Managing File Data, Client and Server Caches

every server has a large cache of recently accessed file blocks
caches organized on block rather than whole file to store in main memory.
4k blocks.
Reads always check the local cache first, then try to read the block
- new blocks added to cache via LRU.
writes are handled via delayed writes
- write block to cache first, then return to the application
- block not written to disk or server until ejected from cache or 30 seconds elapsed.
Sprite guarantees full consistency with version numbers
- when opening a file, server returns current version for the file
Keep track of last writer to identify location of an updated file
concurrent writes disable caching
very slow file access when caching is disabled

Virtual Memory

mostly traditional virtual memory system
backing storage by using a portion of disk to hold pages wapped out of physical memory - traditional UNIX
- difference w/ sprite is the use of general files as backing store (instead of a whole device)
- implications for remote paging device
sticky segments
- pages for programs remain in memory until replaced using the normal page replacement algorithm
double caching
- virtual memory bypasses local file cache to read and write backing files
- servers only cache backing files for other clients, not for their own data.
file cache grows and shrinks in response to change of virtual memory demand
page replacement occurs in oldest of file cache or virt. mem

Process Migration

two differences to previous approaches
- mechanism in which vm of a process is transferred between machines
- the way in which migration is transparent to a migrated process
simple approach
- 1 freeze process
- 2 transfer state to the new machine (registers, mem, file access, etc)
- 3 unfreeze
vm is dominant migration cost
backing files simplify transfer the vm image to another machine, old machine just pages out the process dirty pages
requires less total data, and old machine does not need to service page faults
processes get a home node
- results of some kernel calls dependent on home kernel are routed to home node
transfer state of the home node over to prevent needing to send data
- otherwise, RPC

Conclusions

100k LoC
Mostly C, few hundred in assembly

Lecture Notes

Seminal dist.

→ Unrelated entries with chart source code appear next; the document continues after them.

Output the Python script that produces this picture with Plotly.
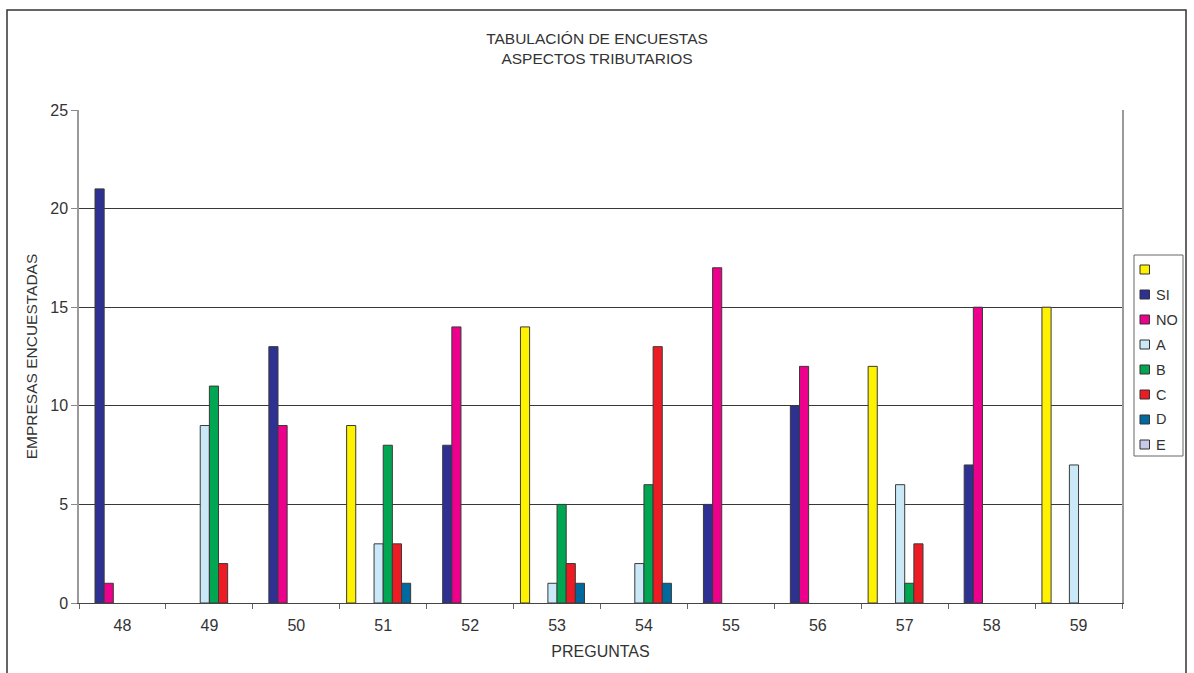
import plotly.graph_objects as go

# Question numbers on the x axis
preguntas = ["48", "49", "50", "51", "52", "53", "54", "55", "56", "57", "58", "59"]

# Number of surveyed companies per answer option (None = no answer recorded)
sin_nombre = [None, None, None, 9, None, 14, None, None, None, 12, None, 15]
si = [21, None, 13, None, 8, None, None, 5, 10, None, 7, None]
no = [1, None, 9, None, 14, None, None, 17, 12, None, 15, None]
op_a = [None, 9, None, 3, None, 1, 2, None, None, 6, None, 7]
op_b = [None, 11, None, 8, None, 5, 6, None, None, 1, None, None]
op_c = [None, 2, None, 3, None, 2, 13, None, None, 3, None, None]
op_d = [None, None, None, 1, None, 1, 1, None, None, None, None, None]
op_e = [None] * 12

series_names = ["", "SI", "NO", "A", "B", "C", "D", "E"]
series_values = [sin_nombre, si, no, op_a, op_b, op_c, op_d, op_e]
series_colors = ["#FFF200", "#2E3192", "#EC008C", "#C9E9F8",
                 "#00A651", "#ED1C24", "#006A9E", "#C8C8E8"]

FONT = "Liberation Sans, Arial, sans-serif"
TXT = "#333333"

W, H = 1194, 673
ML, MR, MT, MB = 79, 8, 110, 70
PW, PH = W - ML - MR, H - MT - MB


def px_x(px):
    return (px - ML) / PW


def px_y(py):
    return (H - MB - py) / PH


fig = go.Figure()
for name, vals, col in zip(series_names, series_values, series_colors):
    fig.add_trace(go.Bar(
        x=preguntas, y=vals, name=name, showlegend=False,
        marker=dict(color=col, line=dict(color="#3a3a3a", width=1)),
    ))

fig.update_layout(
    width=W, height=H,
    barmode="group", bargap=0.158, bargroupgap=0,
    paper_bgcolor="white", plot_bgcolor="white",
    margin=dict(l=ML, r=MR, t=MT, b=MB),
    font=dict(family=FONT, size=16, color=TXT),
    title=dict(
        text="TABULACIÓN DE ENCUESTAS<br>ASPECTOS TRIBUTARIOS",
        x=597 / W, xref="container", xanchor="center",
        y=1 - 44 / H, yanchor="top",
        font=dict(family=FONT, size=15.5, color=TXT),
    ),
    showlegend=False,
    xaxis=dict(
        domain=[0, px_x(1122)],
        type="category", tickson="boundaries",
        ticks="outside", ticklen=5, tickcolor="#666666",
        showline=True, linecolor="#444444", linewidth=1, mirror=False,
        showgrid=False, ticklabelstandoff=8,
        tickfont=dict(family=FONT, size=16, color=TXT),
        title=dict(text="PREGUNTAS", standoff=12,
                   font=dict(family=FONT, size=16, color=TXT)),
    ),
    yaxis=dict(
        range=[0, 25], dtick=5,
        ticks="outside", ticklen=6, tickcolor="#888888",
        showline=True, linecolor="#9a9a9a", linewidth=1.5, mirror=True,
        showgrid=True, gridcolor="#383838", gridwidth=1,
        zeroline=False,
        tickfont=dict(family=FONT, size=16, color=TXT),
        title=dict(text="EMPRESAS ENCUESTADAS", standoff=9,
                   font=dict(family=FONT, size=15.5, color=TXT)),
    ),
)

shapes = []
annotations = []

# Outer chart border
shapes.append(dict(
    type="rect", xref="paper", yref="paper",
    x0=px_x(7), x1=px_x(1186), y0=px_y(H + 20), y1=px_y(10),
    line=dict(color="#333333", width=1.5), fillcolor="rgba(0,0,0,0)",
    layer="below",
))

# Legend box with one swatch per series
shapes.append(dict(
    type="rect", xref="paper", yref="paper",
    x0=px_x(1134), x1=px_x(1183), y0=px_y(456), y1=px_y(255),
    line=dict(color="#666666", width=1), fillcolor="white",
))
for i, (name, col) in enumerate(zip(series_names, series_colors)):
    cy = 269.5 + i * 25
    shapes.append(dict(
        type="rect", xref="paper", yref="paper",
        x0=px_x(1140), x1=px_x(1149.5), y0=px_y(cy + 4.5), y1=px_y(cy - 4.5),
        line=dict(color="#333333", width=1), fillcolor=col,
    ))
    if name:
        annotations.append(dict(
            xref="paper", yref="paper", x=px_x(1154), y=px_y(cy),
            xanchor="left", yanchor="middle", text=name, showarrow=False,
            font=dict(family=FONT, size=14.5, color=TXT),
        ))

fig.update_layout(shapes=shapes, annotations=annotations)

fig.write_html("out.html")
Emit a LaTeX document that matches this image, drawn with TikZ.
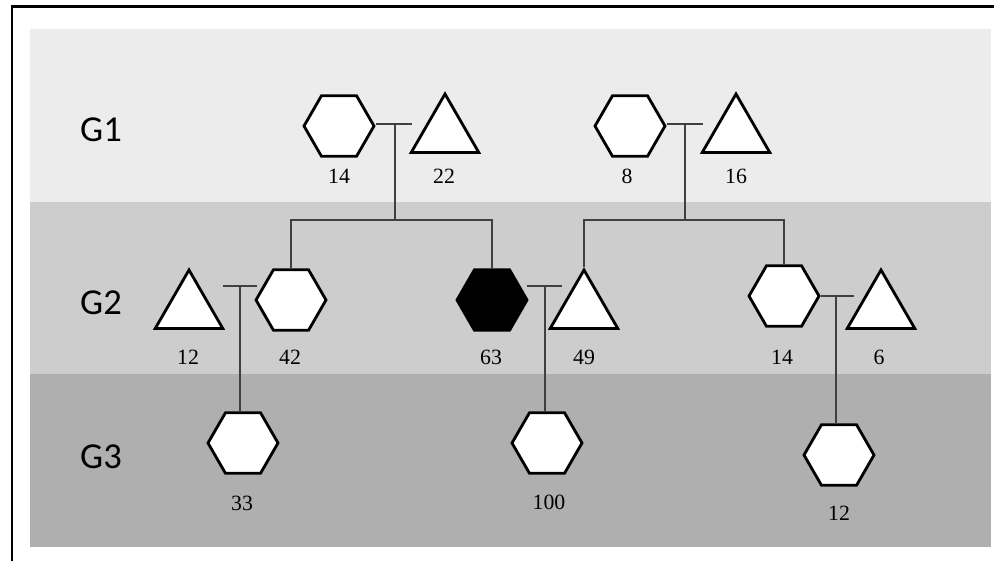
\documentclass[tikz,border=0pt]{standalone}
\usepackage{fontspec}
\setmainfont{Liberation Serif}
\newfontfamily\gfont{Carlito}
\usepackage{tikz}
\usetikzlibrary{shapes.geometric}
\pgfdeclarelayer{background}
\pgfdeclarelayer{foreground}
\pgfsetlayers{background,main,foreground}
\definecolor{gone}{HTML}{ECECEC}
\definecolor{gtwo}{HTML}{CDCDCD}
\definecolor{gthree}{HTML}{AFAFAF}
\definecolor{linkgray}{HTML}{404040}

\begin{document}
\begin{tikzpicture}[x=0.025cm,y=-0.025cm,
  hexa/.style={draw,fill=white,line width=2pt,regular polygon,regular polygon sides=6,minimum size=1.75cm,inner sep=0pt},
  tri/.style={draw,fill=white,line width=2pt,regular polygon,regular polygon sides=3,minimum size=1.95cm,inner sep=0pt},
  num/.style={font=\fontsize{15.5}{18}\selectfont,inner sep=0pt},
  gen/.style={font=\gfont\fontsize{26}{30}\selectfont,inner sep=0pt},
  link/.style={draw=linkgray,line width=0.9pt}]
\useasboundingbox (0,0) rectangle (994,561);
\begin{pgfonlayer}{background}
\fill[white] (0,0) rectangle (994,561);
\fill[gone] (30,29) rectangle (991,202);
\fill[gtwo] (30,202) rectangle (991,374);
\fill[gthree] (30,374) rectangle (991,547);
\draw[line width=1.6pt] (12,561) -- (12,6.5) -- (994,6.5);
\end{pgfonlayer}
% generations
\node[gen] (g1) at (101,130) {G1};
\node[gen] (g2) at (101,303) {G2};
\node[gen] (g3) at (101,457) {G3};
\begin{pgfonlayer}{foreground}
% G1
\node[hexa] (h14) at (339,126) {};
\node[tri] (t22) at (445,133) {};
\node[hexa] (h8) at (630,126) {};
\node[tri] (t16) at (736,133) {};
% G2
\node[tri] (t12) at (189,309) {};
\node[hexa] (h42) at (291,300) {};
\node[hexa,fill=black] (h63) at (492,300) {};
\node[tri] (t49) at (584,309) {};
\node[hexa] (h14b) at (784,296) {};
\node[tri] (t6) at (881,309) {};
% G3
\node[hexa] (h33) at (243,443) {};
\node[hexa] (h100) at (547,443) {};
\node[hexa] (h12) at (839,455) {};
\end{pgfonlayer}
% numbers
\node[num] (l14) at (339,176) {14};
\node[num] (l22) at (444,176) {22};
\node[num] (l8) at (627,176) {8};
\node[num] (l16) at (736,176) {16};
\node[num] (l12) at (188,357) {12};
\node[num] (l42) at (290,357) {42};
\node[num] (l63) at (491,357) {63};
\node[num] (l49) at (584,357) {49};
\node[num] (l14b) at (782,357) {14};
\node[num] (l6) at (879,357) {6};
\node[num] (l33) at (242,503) {33};
\node[num] (l100) at (549,502) {100};
\node[num] (l12b) at (839,513) {12};
% couples and children
\coordinate (m1) at (395,124);
\coordinate (m1e) at (412,124);
\coordinate (s1) at (395,220);
\draw[link] (h14.east |- m1) -- (m1e);
\draw[link] (m1) -- (s1);
\draw[link] (h42.north) |- (s1) -| (h63.north);
\coordinate (m2) at (685,124);
\coordinate (m2e) at (703,124);
\coordinate (s2) at (685,220);
\draw[link] (h8.east |- m2) -- (m2e);
\draw[link] (m2) -- (s2);
\draw[link] (t49.north) |- (s2) -| (h14b.north);
\coordinate (m3w) at (223,286);
\coordinate (m3) at (240,286);
\coordinate (m3e) at (257,286);
\draw[link] (m3w) -- (m3e);
\draw[link] (m3) -- (m3 |- h33.north);
\coordinate (m4w) at (527,286);
\coordinate (m4) at (545,286);
\coordinate (m4e) at (562,286);
\draw[link] (m4w) -- (m4e);
\draw[link] (m4) -- (m4 |- h100.north);
\coordinate (m5) at (836,296);
\coordinate (m5e) at (854,296);
\draw[link] (h14b.east) -- (m5e);
\draw[link] (m5) -- (m5 |- h12.north);
\end{tikzpicture}
\end{document}
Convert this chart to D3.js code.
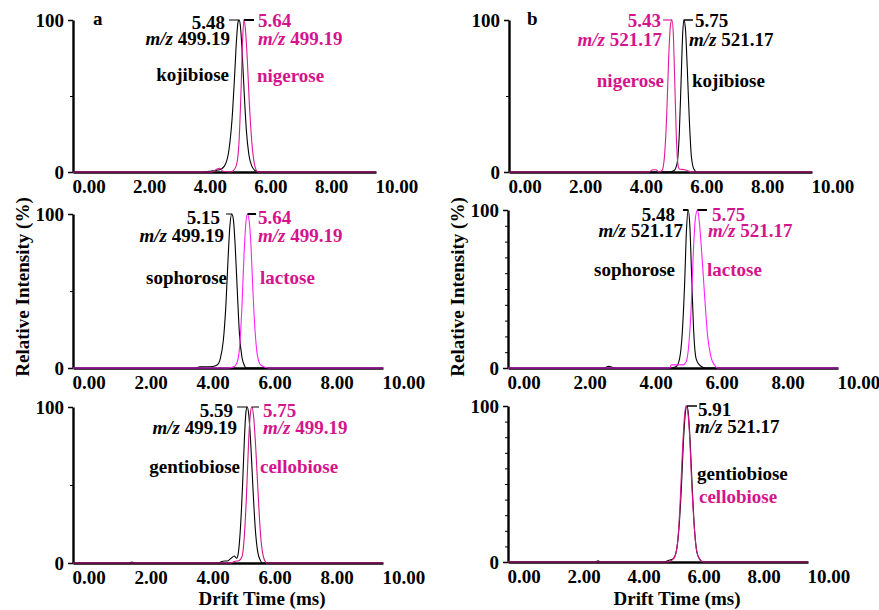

FS
Sprite is a network OS with main goal of location transparency
3 tech trends
- networks:
  - collection of distributed workstations
  - hide distribution
  - single image system
- larger memories
  - large caches
- multiprocessors
  - OS can be multiprocessor aware
  - previously, kernels had very coarse-grain locking
    - linux didn’t have good multiprocessor support until 2004
application interface
- single uniform namespace
- shared memory for processes
- process migration
Two interesting aspects
- support for multiprocessor
- support for RPC’s
  - RPCs are internal to the kernel, not exposed to application
Prefix tables
- map filesystem prefixes to domains
- Compared to NFS, completely dynamic w/ broadcasts
  - NFS very static
- broadcast if receive an error or don’t have entry for a domain
Caching uses delayed writes to improve performance and exploit memories
- dist v. didn’t want to do caching because of consistency problem
Consistency with versioning of files
synchronization with fs locks
virtual memory swaps with files as the backing store
- files give:
  - uniform naming
  - facilitates process migration
  - aggregate backing store for multiple clients onto one machine
  - don’t need to commit separate disk space to backing store
  - can cache client backing store pages in server cache
- also designed to avoid double caching as much as possible
- Can reclaim dynamically which pages/files are evicted from the cache
summary
- biggest contributions are
  - file caching protocol
  - dynamic balance between VM and file buffer cache
  - arguments about large client and server caches
- long history of thin clients
  - TTY, IBM terminal, X term, V Kernel, Sprite/Sun, Oracle ThinClient
- Why are thin clients not used much today?